Un tournoi de poker opposant un ordinateur et des joueurs pro vient de débuter aux Etats-Unis.
Un tournoi de poker dans un casino, quoi de plus banal. Ce qui l'est moins en revanche, c'est lorsque l'un des joueurs est... une machine. Depuis mercredi, une drôle de compétition a débuté au Rivers Casino de Pittsburgh, aux Etats-Unis : quatre joueurs professionnels se relaient pour affronter un programme informatique, baptisé Libratus. Développé par les chercheurs en sciences informatiques de l'université de Carnegie Mellon, il utilise des technologies d'intelligence artificielle.
Le tournoi, retransmis en direct sur la plate-forme internet Twitch, doit durer 20 jours. Il s'agit d'une version dérivée du poker : le « Texas Hold'Em no-Limit Heads up ». Les joueurs sont face à face, ils possèdent deux cartes chacun (cachées), et le reste du jeu (cinq cartes) est commun. Au total, environ 120.000 parties (mains) seront jouées. A la clé, 200.000 dollars à se partager pour les vainqueurs... s'ils sont humains.
Ce n'est pas encore gagné, car, à l'issue des premiers jours, c'est l'ordinateur qui mène. En 2015, un tournoi similaire (80.000 mains) avait eu lieu. Le logiciel, déjà développé par l'université de Carnegie Mellon, avait été battu, mais de peu. Les chercheurs assurent avoir retravaillé leur copie pour ne pas subir une nouvelle défaite.
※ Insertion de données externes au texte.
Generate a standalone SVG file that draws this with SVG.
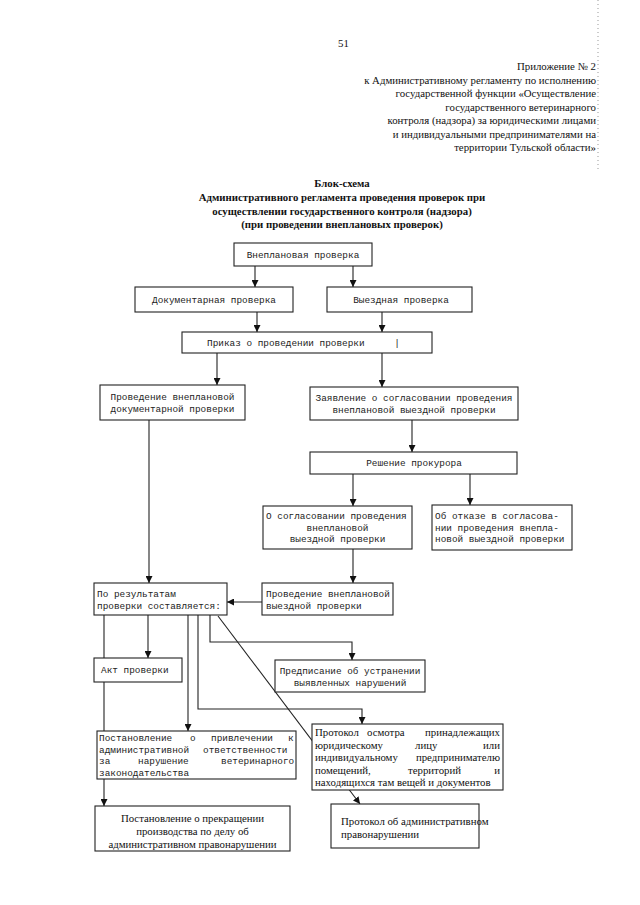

Faites vos jeux, rien ne va plus
La machine a déjà remporté plusieurs victoires sur l'homme. C'était le cas en 1997, avec le programme Deep Blue d'IBM qui avait battu le champion d'échecs Gary Kasparov, mais aussi en 2011 avec Watson (IBM encore) et le jeu Jeopardy, et enfin l'an dernier avec la victoire très médiatisée de AlphaGo (Google) contre le meilleur joueur de Go au monde. Le poker représente toutefois une autre paire de manche.
Il ne s'agit pas seulement d'évaluer des probabilités, de calculer quelles peuvent être les combinaisons possibles avec les cartes distribuées (ce qu'un algorithme performant fait très bien). Le mensonge et le bluff font partie intégrante du jeu. « Au poker, on cache des informations, on trompe son adversaire de façon intentionnelle. C'est très difficile à jauger pour un ordinateur », a expliqué Andrew Moore, le doyen du département informatique de Carnegie Mellon, interrogé par le magazine « Fortune». « Mais la raison pour laquelle ce tournoi est important, et pas seulement d'un point de vue scientifique, c'est que nous allons montrer qu'il est possible d'apprendre à des machines à feindre, à mentir », poursuit le chercheur.
De telles avancées dans l'intelligence artificielle pourraient aider à améliorer les logiciels qui essaiment déjà dans notre quotidien via les assistants personnels comme Alexa (Amazon), Cortana (Microsoft) ou Siri (Apple). Le futur des interactions entre l'homme et la machine se joue peut-être en ce moment au casino de Pittsburgh. Faites vos jeux. Rien ne va plus.